Part of what makes this film excellent, I think, is the playfulness of the opening hour. Much like the demon that’s haunting Micah and Katie, the movie doesn’t do anything outright horrifying for a while. It gives you time to settle in and be comfortable. You’ll be creeped out by a door opening and closing on its own or a random batch of footsteps here or there. You’ll think maybe this isn’t going to be so bad. As things move on, though, it picks up. The demon starts becoming more and more brazen and you, as an audience member, are glued to it all. The haunting builds and builds until the final half hour, which is where the sucker punch comes in.
There are no plot twists. There is no “gotcha!” moment. The final half hour – in conjunction with the hour leading up to it – is straightforward horror at its very best.
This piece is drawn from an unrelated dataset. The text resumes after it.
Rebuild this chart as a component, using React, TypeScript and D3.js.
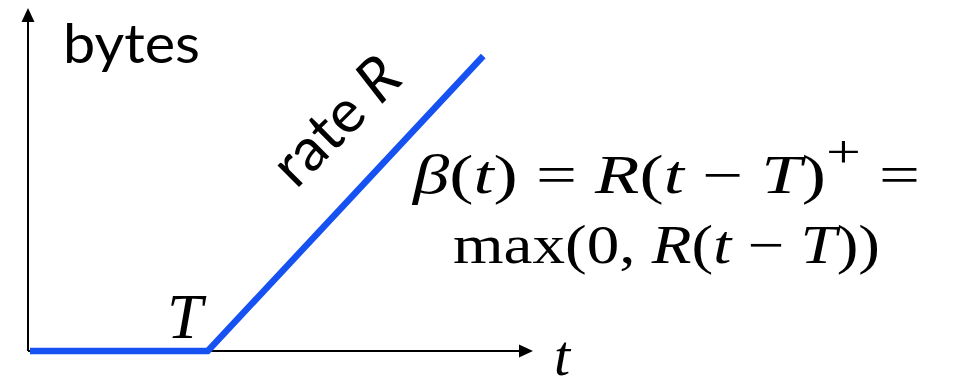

It’s what earned this movie its reputation, and it’s what sent several women out of the theater crying at each showing I went to. I won’t spoil a thing. I will simply tell you that you will not understand the hype until those crucial final minutes. Further, you will not fully understand the depth of the movie’s strength until you go to tuck yourself in at night.
Word has it that Steven Spielberg took a copy of Paranormal Activity home with him from the studio one night and returned it the next day in a garbage bag. His reasoning? It was haunted. He wanted nothing to do with it.
When Paramount screened the movie for test audiences, they were alarmed by people walking out early. When asked if the movie was that terrible, the people who left early responded almost unanimously: no, it wasn’t bad at all – it was just too scary.
You hear these stories and you think surely they must be overblown. That’s what I thought, anyway, and I’m sure many others had the same opinion before going in.
I’ve never been more happy to be completely wrong. This is the scariest movie I have ever seen.
It is in a very limited release right now, so you have to look up times online – they won’t be in the paper unless you happen to be in a city it has come to. Do it. Trust me.